In recent years, the stronger push for reducing GHG and NOx emissions has challenged vehicle manufacturers globally. In USA, Multi-Pollutant Emissions Standards for Model Years 2027 and Later Light Duty and Medium-Duty Vehicles released by EPA in April 2023 aims to reduce the CO2 emissions by 56% and 44%, respectively, for light and medium duty vehicles by 2032 from 2026 levels. It also includes the NMOG+ NOx standards, which require a 60 – 76% reduction by 2032 from 2026 levels for light to medium-duty vehicles. Europe also aims to reduce CO2 emissions by 55% by 2030 from 1990 levels and 100% by 2035.
To achieve such low levels of CO2 emissions, especially in the near-term scenario of limited EV sales, hybridization of conventional powertrains has found renewed interest. While hybrid powertrains add complexity, if optimized well for the application, they can offer best tradeoff between upfront cost, range, payload, performance, emissions and off-ambient operation. This study investigates the benefits and challenges of various hybrid architectures suitable for a pickup truck application using a model-based approach. First, a baseline vehicle model of a conventional powertrain pickup truck was developed using GT-SUITE and correlated to test data for fuel economy, and engine-out emissions over EPA regulatory cycles. Thereafter, the model was extended to represent various electrified powertrains such as P2, P3, P1P2, P1P3, range extender and Battery Electric Vehicle (BEV) architecture. The component sizes and energy management strategy for each hybrid architecture was then optimized using a genetic algorithm-based optimization approach to maximize fuel efficiency. The optimized powertrains were finally compared against each other on performance, fuel efficiency, added curb weight, added cost and cost of ownership.
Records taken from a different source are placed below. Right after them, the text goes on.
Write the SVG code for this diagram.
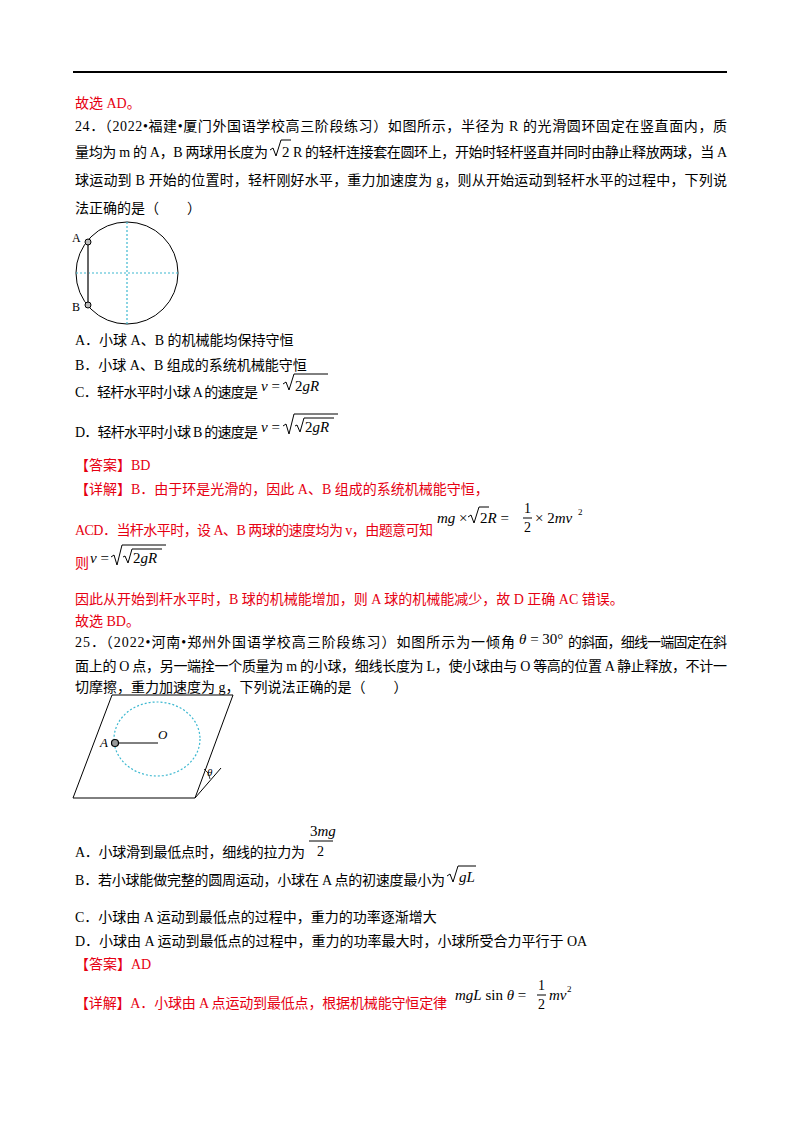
<svg xmlns="http://www.w3.org/2000/svg" width="800" height="1132" viewBox="0 0 800 1132">
<style>
text{font-family:"Liberation Serif","Noto Sans CJK SC",serif;font-size:14px;fill:#000}
.r{fill:#e60012}
.m{font-family:"Liberation Serif",serif;font-style:italic;font-size:15px}
.n{font-family:"Liberation Serif",serif;font-style:normal}
.s{font-size:9px}
.f{font-size:12px}
.rad{fill:none;stroke:#000;stroke-width:1}
.dash{fill:none;stroke:#3cb8d0;stroke-width:1.2;stroke-dasharray:2,2}
</style>
<rect width="800" height="1132" fill="#fff"/>
<line x1="73" y1="72" x2="727" y2="72" stroke="#000" stroke-width="2"/>
<g id="text">
<text class="r" x="75" y="108">故选 AD。</text>
<text x="75" y="131" textLength="652" lengthAdjust="spacing">24．（2022•福建•厦门外国语学校高三阶段练习）如图所示，半径为 R 的光滑圆环固定在竖直面内，质</text>
<text x="75" y="157" textLength="193" lengthAdjust="spacing">量均为 m 的 A，B 两球用长度为</text>
<path class="rad" d="M270,150 l3,-2 l3,8 l5,-16 h10"/>
<text x="282" y="157" class="n" style="font-size:15px">2</text>
<text x="293" y="157" textLength="434" lengthAdjust="spacing">R 的轻杆连接套在圆环上，开始时轻杆竖直并同时由静止释放两球，当 A</text>
<text x="75" y="185" textLength="652" lengthAdjust="spacing">球运动到 B 开始的位置时，轻杆刚好水平，重力加速度为 g，则从开始运动到轻杆水平的过程中，下列说</text>
<text x="75" y="213">法正确的是（　　）</text>
<text x="75" y="345">A．小球 A、B 的机械能均保持守恒</text>
<text x="75" y="370">B．小球 A、B 组成的系统机械能守恒</text>
<text x="75" y="397" textLength="183" lengthAdjust="spacing">C．轻杆水平时小球 A 的速度是</text>
<text class="m" x="261" y="391">v<tspan class="n"> =</tspan></text>
<path class="rad" d="M283,384 l3,-2 l3,8 l5,-16 h34"/>
<text class="m" x="295" y="391"><tspan class="n">2</tspan>gR</text>
<text x="75" y="437" textLength="183" lengthAdjust="spacing">D．轻杆水平时小球 B 的速度是</text>
<text class="m" x="261" y="432">v<tspan class="n"> =</tspan></text>
<path class="rad" d="M283,426 l3,-2 l3,10 l5,-20 h44"/>
<path class="rad" d="M295,426 l2,-1 l3,7 l4,-14 h30"/>
<text class="m" x="305" y="432"><tspan class="n">2</tspan>gR</text>
<text class="r" x="75" y="470">【答案】BD</text>
<text class="r" x="75" y="494">【详解】B．由于环是光滑的，因此 A、B 组成的系统机械能守恒，</text>
<text class="r" x="75" y="535" textLength="358" lengthAdjust="spacing">ACD．当杆水平时，设 A、B 两球的速度均为 v，由题意可知</text>
<text class="m" x="437" y="523">mg<tspan class="n"> ×</tspan></text>
<path class="rad" d="M468,517 l3,-2 l3,8 l5,-16 h10"/>
<text class="m" x="480" y="523"><tspan class="n">2</tspan>R<tspan class="n"> =</tspan></text>
<text class="n" x="524" y="513">1</text>
<line x1="523" y1="518" x2="532" y2="518" stroke="#000"/>
<text class="n" x="524" y="532">2</text>
<text class="m" x="535" y="523"><tspan class="n">× 2</tspan>mv</text>
<text class="n s" x="578" y="515">2</text>
<text class="r" x="75" y="568">则</text>
<text class="m" x="90" y="563">v<tspan class="n"> =</tspan></text>
<path class="rad" d="M111,557 l3,-2 l3,10 l5,-20 h44"/>
<path class="rad" d="M123,557 l2,-1 l3,7 l4,-14 h30"/>
<text class="m" x="133" y="563"><tspan class="n">2</tspan>gR</text>
<text class="r" x="75" y="604">因此从开始到杆水平时，B 球的机械能增加，则 A 球的机械能减少，故 D 正确 AC 错误。</text>
<text class="r" x="75" y="626">故选 BD。</text>
<text x="75" y="647" textLength="440" lengthAdjust="spacing">25．（2022•河南•郑州外国语学校高三阶段练习）如图所示为一倾角</text>
<text class="m" x="519" y="644">θ<tspan class="n"> = 30°</tspan></text>
<text x="568" y="647" textLength="159" lengthAdjust="spacing">的斜面，细线一端固定在斜</text>
<text x="75" y="671" textLength="652" lengthAdjust="spacing">面上的 O 点，另一端拴一个质量为 m 的小球，细线长度为 L，使小球由与 O 等高的位置 A 静止释放，不计一</text>
<text x="75" y="692">切摩擦，重力加速度为 g，下列说法正确的是（　　）</text>
<text x="75" y="857" textLength="230" lengthAdjust="spacing">A．小球滑到最低点时，细线的拉力为</text>
<text class="m" x="310" y="836"><tspan class="n">3</tspan>mg</text>
<line x1="309" y1="841" x2="333" y2="841" stroke="#000"/>
<text class="n" x="317" y="856">2</text>
<text x="75" y="885" textLength="370" lengthAdjust="spacing">B．若小球能做完整的圆周运动，小球在 A 点的初速度最小为</text>
<path class="rad" d="M447,876 l3,-2 l3,8 l5,-16 h18"/>
<text class="m" x="459" y="882">gL</text>
<text x="75" y="922">C．小球由 A 运动到最低点的过程中，重力的功率逐渐增大</text>
<text x="75" y="946">D．小球由 A 运动到最低点的过程中，重力的功率最大时，小球所受合力平行于 OA</text>
<text class="r" x="75" y="969">【答案】AD</text>
<text class="r" x="75" y="1008" textLength="372" lengthAdjust="spacing">【详解】A．小球由 A 点运动到最低点，根据机械能守恒定律</text>
<text class="m" x="455" y="1000">mgL<tspan class="n"> sin </tspan>θ<tspan class="n"> =</tspan></text>
<text class="n" x="538" y="990">1</text>
<line x1="537" y1="995" x2="546" y2="995" stroke="#000"/>
<text class="n" x="538" y="1009">2</text>
<text class="m" x="549" y="1000">mv</text>
<text class="n s" x="567" y="992">2</text>
</g>
<g id="fig1">
<circle cx="127" cy="273" r="51" fill="none" stroke="#000" stroke-width="1"/>
<line x1="127" y1="222" x2="127" y2="324" class="dash"/>
<line x1="76" y1="273" x2="178" y2="273" class="dash"/>
<line x1="88" y1="242" x2="88" y2="305" stroke="#666" stroke-width="2"/>
<circle cx="88" cy="242" r="3" fill="#bbb" stroke="#000"/>
<circle cx="88" cy="305" r="3" fill="#bbb" stroke="#000"/>
<text class="n f" x="72" y="242">A</text>
<text class="n f" x="72" y="311">B</text>
</g>
<g id="fig2">
<path d="M73,798 L112,695 H233 L195,798 Z" fill="none" stroke="#000"/>
<line x1="195" y1="798" x2="221" y2="768" stroke="#000"/>
<path d="M204,769 Q210,773 210,779" fill="none" stroke="#000" stroke-width="0.8"/>
<ellipse cx="157" cy="739" rx="43" ry="37" class="dash"/>
<line x1="115" y1="743" x2="158" y2="743" stroke="#000"/>
<circle cx="115" cy="743" r="3.5" fill="#999" stroke="#000" stroke-width="1.2"/>
<text class="m" x="100" y="747" style="font-size:13px">A</text>
<text class="m" x="158" y="739" style="font-size:13px">O</text>
<text class="m" x="207" y="776" style="font-size:11px">θ</text>
</g>
</svg>
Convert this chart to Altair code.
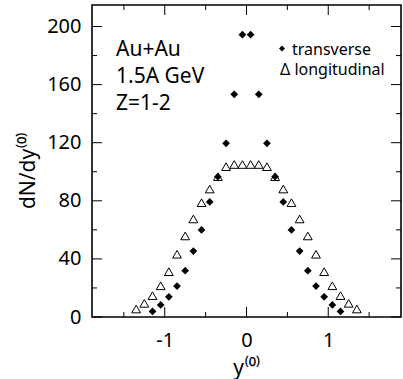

In comparison to the baseline vehicle, the optimized P1P2 and P1P3 parallel hybrid configurations showed a 29% and 32% increase in fuel economy over the regulatory cycles in charge sustaining mode, respectively. The range extender concept (referred to as hybrid BEV architecture in the study) with a dedicated hybrid engine showed the highest potential of 46% increase in fuel economy along with 75% reduction in engine-out NOx emissions. The hybrid BEV architecture also showed the lowest Total Cost of Ownership (TCO) among the other electrified powertrains.